Input rows:

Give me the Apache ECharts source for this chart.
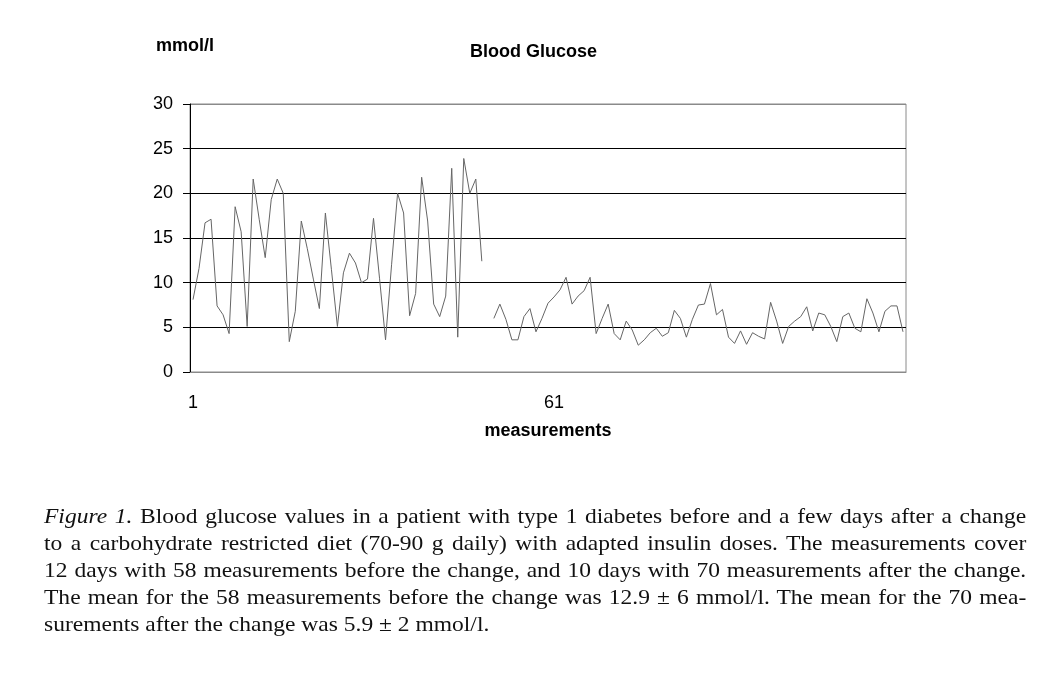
<!DOCTYPE html>
<html>
<head>
<meta charset="utf-8">
<script src="https://cdn.jsdelivr.net/npm/echarts@6/dist/echarts.min.js"></script>
<style>
  html, body { margin: 0; padding: 0; background: #fff; }
  #chart { position: absolute; left: 0; top: 0; width: 1057px; height: 676px; }
  #caption { position: absolute; left: 44px; top: 503px; width: 877px;
    transform: scaleX(1.12); transform-origin: 0 0;
    font-family: "Liberation Serif", "Times New Roman", serif; font-size: 21px; color: #111; }
  #caption div { height: 27px; line-height: 27px; white-space: nowrap; }
  #caption div.j { text-align: justify; text-align-last: justify; }
</style>
</head>
<body>
<div id="chart"></div>
<div id="caption">
  <div class="j"><i>Figure 1.</i> Blood glucose values in a patient with type 1 diabetes before and a few days after a change</div>
  <div class="j">to a carbohydrate restricted diet (70-90 g daily) with adapted insulin doses. The measurements cover</div>
  <div class="j">12 days with 58 measurements before the change, and 10 days with 70 measurements after the change.</div>
  <div class="j">The mean for the 58 measurements before the change was 12.9 ± 6 mmol/l. The mean for the 70 mea-</div>
  <div>surements after the change was 5.9 ± 2 mmol/l.</div>
</div>
<script>
// Measurements before the diet change (points 1..49)
var before = [8.1, 11.6, 16.7, 17.1, 7.4, 6.4, 4.3, 18.5, 15.7, 5.1,
  21.6, 17.1, 12.8, 19.3, 21.6, 20.0, 3.4, 6.8, 16.9, 13.8,
  10.4, 7.1, 17.8, 11.5, 5.1, 11.1, 13.3, 12.2, 10.0, 10.4,
  17.2, 10.5, 3.6, 12.0, 20.0, 17.8, 6.3, 8.8, 21.8, 16.9,
  7.6, 6.2, 8.5, 22.8, 3.9, 23.9, 20.0, 21.6, 12.4];
// Gap (point 50)
var gap = [null];
// Measurements after the diet change (points 51..119)
var after = [6.0, 7.6, 5.9, 3.6, 3.6, 6.2, 7.1, 4.5, 6.0, 7.7,
  8.4, 9.2, 10.6, 7.6, 8.5, 9.1, 10.6, 4.3, 6.0, 7.6,
  4.3, 3.6, 5.7, 4.7, 3.0, 3.6, 4.4, 4.9, 4.0, 4.4,
  6.9, 6.0, 3.9, 5.9, 7.5, 7.6, 9.9, 6.4, 7.0, 3.9,
  3.2, 4.6, 3.1, 4.4, 4.0, 3.7, 7.8, 5.7, 3.2, 5.1,
  5.7, 6.2, 7.3, 4.6, 6.6, 6.4, 5.1, 3.4, 6.2, 6.6,
  4.9, 4.5, 8.2, 6.6, 4.5, 6.8, 7.4, 7.4, 4.5];
var values = before.concat(gap, after);
var categories = [];
for (var i = 1; i <= values.length; i++) categories.push(String(i));
var yTicks = { min: 0, max: 30, interval: 5 };

var chart = echarts.init(document.getElementById('chart'), null, { renderer: 'canvas' });
chart.setOption({
  animation: false,
  backgroundColor: '#fff',
  title: [
    { text: 'Blood Glucose', left: 465, top: 38,
      textStyle: { fontFamily: 'Arial, Liberation Sans, sans-serif', fontWeight: 'bold', fontSize: 18, color: '#000' } },
    { text: 'mmol/l', left: 151, top: 32,
      textStyle: { fontFamily: 'Arial, Liberation Sans, sans-serif', fontWeight: 'bold', fontSize: 18, color: '#000' } }
  ],
  grid: { left: 190, right: 151, top: 104, bottom: 304, show: true, borderColor: '#8a8a8a', borderWidth: 1, backgroundColor: 'transparent' },
  xAxis: {
    type: 'category', data: categories, boundaryGap: true,
    name: 'measurements', nameLocation: 'middle', nameGap: 50,
    nameTextStyle: { fontFamily: 'Arial, Liberation Sans, sans-serif', fontWeight: 'bold', fontSize: 18, color: '#000' },
    axisLine: { show: true, lineStyle: { color: '#8a8a8a', width: 1 } },
    axisTick: { show: false },
    axisLabel: { interval: 59, margin: 22, fontFamily: 'Arial, Liberation Sans, sans-serif', fontSize: 18, color: '#000' },
    splitLine: { show: false }
  },
  yAxis: {
    type: 'value', min: yTicks.min, max: yTicks.max, interval: yTicks.interval,
    axisLine: { show: true, lineStyle: { color: '#000', width: 1 } },
    axisTick: { show: true, length: 7, lineStyle: { color: '#000', width: 1 } },
    axisLabel: { margin: 17, fontFamily: 'Arial, Liberation Sans, sans-serif', fontSize: 18, color: '#000' },
    splitLine: { show: true, lineStyle: { color: ['#8a8a8a', '#000', '#000', '#000', '#000', '#000', '#8a8a8a'], width: 1 } }
  },
  series: [{
    type: 'line', data: values, connectNulls: false, showSymbol: false, symbol: 'none',
    lineStyle: { color: '#666', width: 1 }
  }]
});
</script>
</body>
</html>
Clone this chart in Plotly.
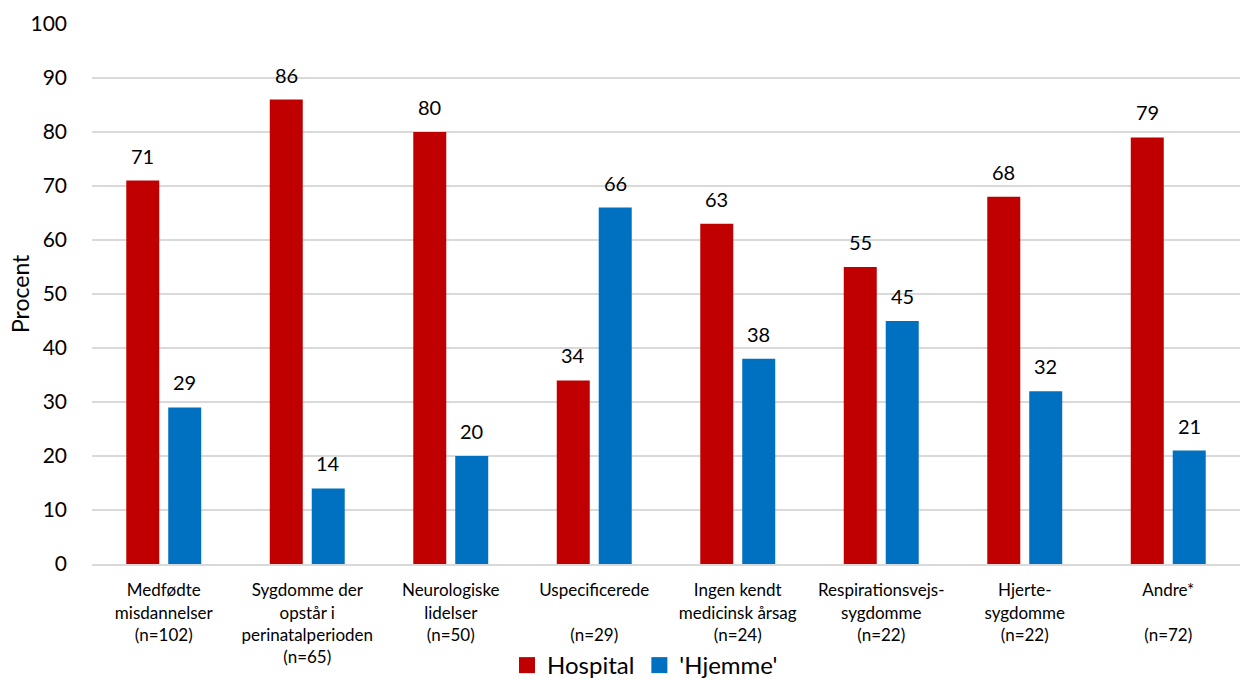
import plotly.graph_objects as go

categories = [
    "Medfødte<br>misdannelser<br>(n=102)",
    "Sygdomme der<br>opstår i<br>perinatalperioden<br>(n=65)",
    "Neurologiske<br>lidelser<br>(n=50)",
    "Uspecificerede<br> <br>(n=29)",
    "Ingen kendt<br>medicinsk årsag<br>(n=24)",
    "Respirationsvejs-<br>sygdomme<br>(n=22)",
    "Hjerte-<br>sygdomme<br>(n=22)",
    "Andre*<br> <br>(n=72)",
]
hospital = [71, 86, 80, 34, 63, 55, 68, 79]
hjemme = [29, 14, 20, 66, 38, 45, 32, 21]
y_ticks = [0, 10, 20, 30, 40, 50, 60, 70, 80, 90, 100]

FONT = "Lato, 'Open Sans', sans-serif"
RED = "#C00000"
BLUE = "#0070C0"

fig = go.Figure()
fig.add_trace(go.Bar(x=categories, y=hospital, name="Hospital",
                     marker=dict(color=RED, line=dict(width=0)), showlegend=False))
fig.add_trace(go.Bar(x=categories, y=hjemme, name="'Hjemme'",
                     marker=dict(color=BLUE, line=dict(width=0)), showlegend=False))

# legend entries with larger square symbols
fig.add_trace(go.Scatter(x=[None], y=[None], mode="markers", name="Hospital",
                         marker=dict(symbol="square", size=16, color=RED)))
fig.add_trace(go.Scatter(x=[None], y=[None], mode="markers", name="'Hjemme'",
                         marker=dict(symbol="square", size=16, color=BLUE)))

# data labels
for series, shift in ((hospital, -21), (hjemme, 21)):
    for cat, val in zip(categories, series):
        fig.add_annotation(x=cat, y=val, xref="x", yref="y", text=str(val),
                           showarrow=False, xshift=shift, yshift=25, yanchor="middle",
                           font=dict(size=20, family=FONT, color="#000000"))

fig.add_annotation(x=-0.0627, y=0.5, xref="paper", yref="paper", text="Procent",
                   textangle=-90, showarrow=False, xanchor="center", yanchor="middle",
                   font=dict(size=23, family=FONT, color="#000000"))

fig.update_layout(
    width=1245, height=679,
    barmode="group", bargap=0.415, bargroupgap=0.214,
    plot_bgcolor="white", paper_bgcolor="white",
    margin=dict(l=92, r=5, t=24, b=115, autoexpand=False),
    font=dict(family=FONT, color="#000000"),
    showlegend=True,
    legend=dict(orientation="h", x=0.4817, xanchor="center", y=-0.188, yanchor="middle",
                font=dict(size=24, family=FONT), traceorder="normal",
                itemsizing="trace", bgcolor="rgba(0,0,0,0)"),
    xaxis=dict(showline=True, linecolor="#D9D9D9", linewidth=2, automargin=False,
               tickfont=dict(size=17, family=FONT), ticks="", ticklabelstandoff=10),
    yaxis=dict(range=[0, 100], tickvals=y_ticks, showgrid=True, gridcolor="#D9D9D9",
               gridwidth=2, zeroline=False, automargin=False,
               tickfont=dict(size=21, family=FONT), ticklabelstandoff=24),
)

fig.write_html("out.html", config={"displayModeBar": False},
               post_script="document.body.style.margin='0';document.body.style.overflow='hidden';")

What is asked:
Extract every line above containing the word "this".

Finished exercise:
Give me the Apache ECharts source for this chart.
Clone this chart in Plotly.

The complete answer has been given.